A function $f:\mathbb{R}^2 \to \mathbb{R}$ is differentiable at a point $p$ if there is a linear map $L:\mathbb{R}^2 \to \mathbb{R}$ such that $$\lim_{h \to 0}\frac{\left|f(p+h)-f(p)-L(h)\right|}{|h|} = 0$$ If the function is differentiable, then $L$ is the function $L(x,y) = \dfrac{\partial f }{\partial x}\big|_p x +\dfrac{\partial f}{\partial y}\big|_p y$.
If all you know is that the partial derivatives exist, you do not even know that the function is continuous, let alone is well approximated by a tangent plane. For instance $f(x,y) = 0$ if $x=0$ or $y=0$ and $f(x,y) = 1$ otherwise. The partial derivatives of $f$ at $(0,0)$ are all $0$, but the tangent plane is a really crappy approximation to $f$ off of the coordinate axes.
The example you were looking at is a little harder to visualize, but think about what happens to $f$ on lines other than horizontal and vertical ones.
In other words, morally, for a function to be differentiable at $(a,b)$ we need that $f(a+\Delta x,b+\Delta y) \approx f(a,b) + \frac{\partial f}{\partial x} \Delta x + \frac{\partial f}{\partial y} \Delta y$. This talks about approximating $f$ in all directions around $(a,b)$, whereas existence of the partial derivatives only means you have good approximations in two directions (the coordinate directions).

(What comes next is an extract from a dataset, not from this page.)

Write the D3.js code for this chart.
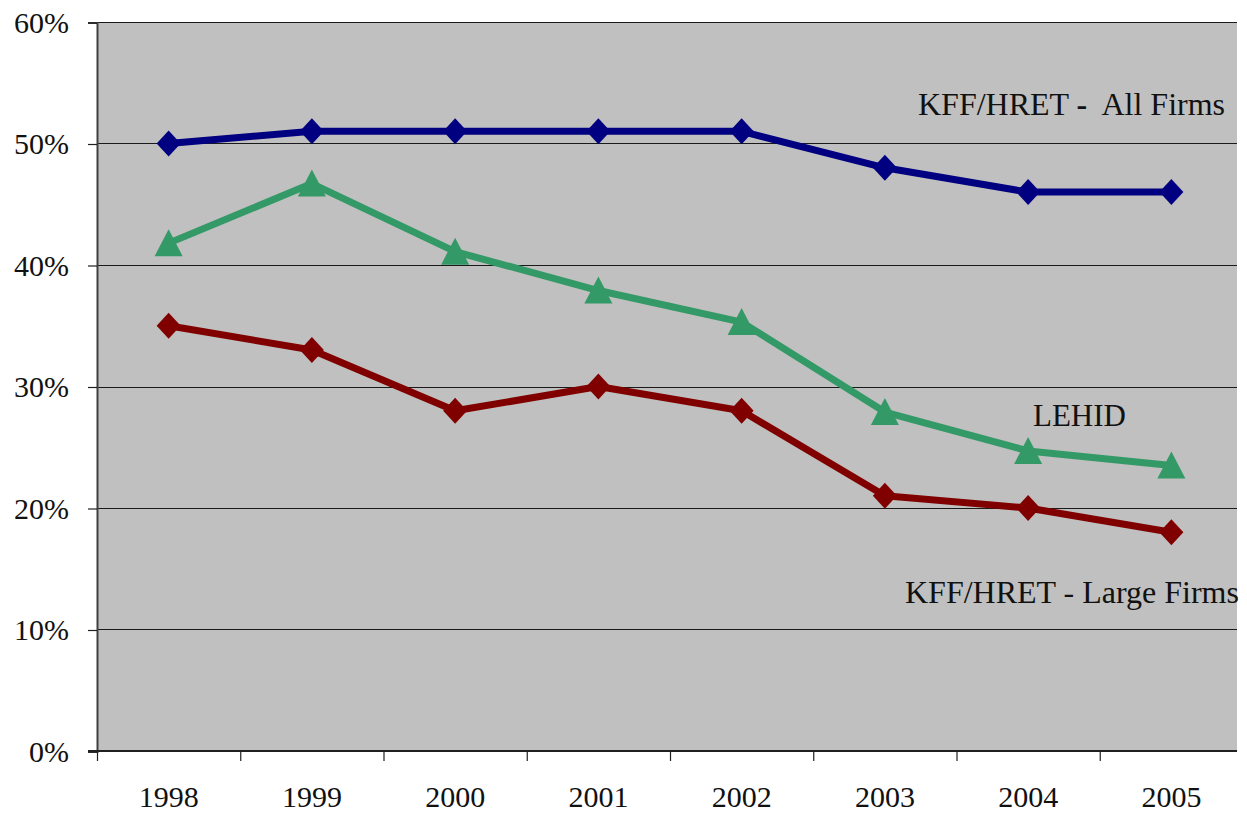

Continuity and differentiability here involve two dimensional limits that fail to exist at (0,0), which can be verified (I think) using the cubic path. The directional derivatives are one dimensional limits along straight lines (or rays) starting at (0,0), so they only involve paths (t,mt) and (0,t).
Added in edit:
As you say, the partial derivatives at $(0,0)$ are both $0$ since $f$ is identically $0$ along both $x$ and $y$ axes, and so $grad(f)(0,0)=0$. Hence, if $f$ were differentiable at $(0,0)$, all directional derivatives at $(0,0)$ would equal $0$ by the usual formula (the dot product for the directional derivative at a point of differentiability).
To compute the directional derivative at $(0,0)$ in an arbitrary direction (i.e. unit vector) $(c,s)$ with $c <> 0$, find the following limit as $t -> 0$ :
$lim (f(0+tc,0+ts)-f(0,0))/t = lim ( (ct)(st)^2 )/( (t^2)(c^2+(t^4)(s^6))t ) = s^2/c$
which is obviously not $0$ at arbitrary unit vectors $(c,s)$. But the limit, and hence the directional derivative, DOES exist for all directions (the directions with $c=0$ are along the y axis and those directional derivatives are just (+/-) the partial w.r.t $y$ at the origin-- in this case, both are 0). [By the way $c$ and $s$ stand for cosine and sine].
Finally, if we approach the origin along the path $(t^3,t)$ then the one dimensional limit of the function itself is
$lim (t^5)/(t^6 + t^6) = lim 1/(2t)$ which is NOT $0$ and so $f$ is not continuous at the origin (since the full two dimensional limit at $(0,0)$ can't be $0$ if the one dimensional path limits don't all come out to $0$)
Sorry, I don't know how to format better. Also, I have forgotten the definition of differentiability -- but a consequence of it is the chain rule, from which is derived the formula for directional derivative in terms of the partial derivatives (and I think is what you were referring to with "linear..."). Since the formula fails here, the function must not be differentiable at the origin (and it fails to be continuous at the origin as well, which also implies non-differentiability).
Best Answer
Existence of every directional derivative of $f$ at a point $p$ does not even imply $f$ is continuous at $p$. (!) For example, let $E$ denote the parabola $y = x^{2}$ with the origin removed, and let $f$ be the characteristic function of $E$, namely $$ f(x, y) = \begin{cases} 1 & y = x^{2},\ x \neq 0, \\ 0 & \text{otherwise.} \end{cases} $$
Understanding this example thoroughly should clarify your doubts about your assigned question. The point is, for every line $\ell$ through the origin, $\ell$ contains an open interval about $(0, 0)$ that misses $E$.[*] Consequently, $f$ is locally constant along every line through the origin, so its directional derivative in an arbitrary direction vanishes.
Conceptually, controlling the behavior of a function along lines through a point need not give control over non-lines through that point. That's why limits at $p$ are defined by looking at the behavior of $f$ in open disks about $p$.
[*] Precisely, for every line $\ell$ through $(0, 0)$, there exists an $r > 0$ such that $\ell$ does not meet $E$ inside the open disk of radius $r$ centered at the origin.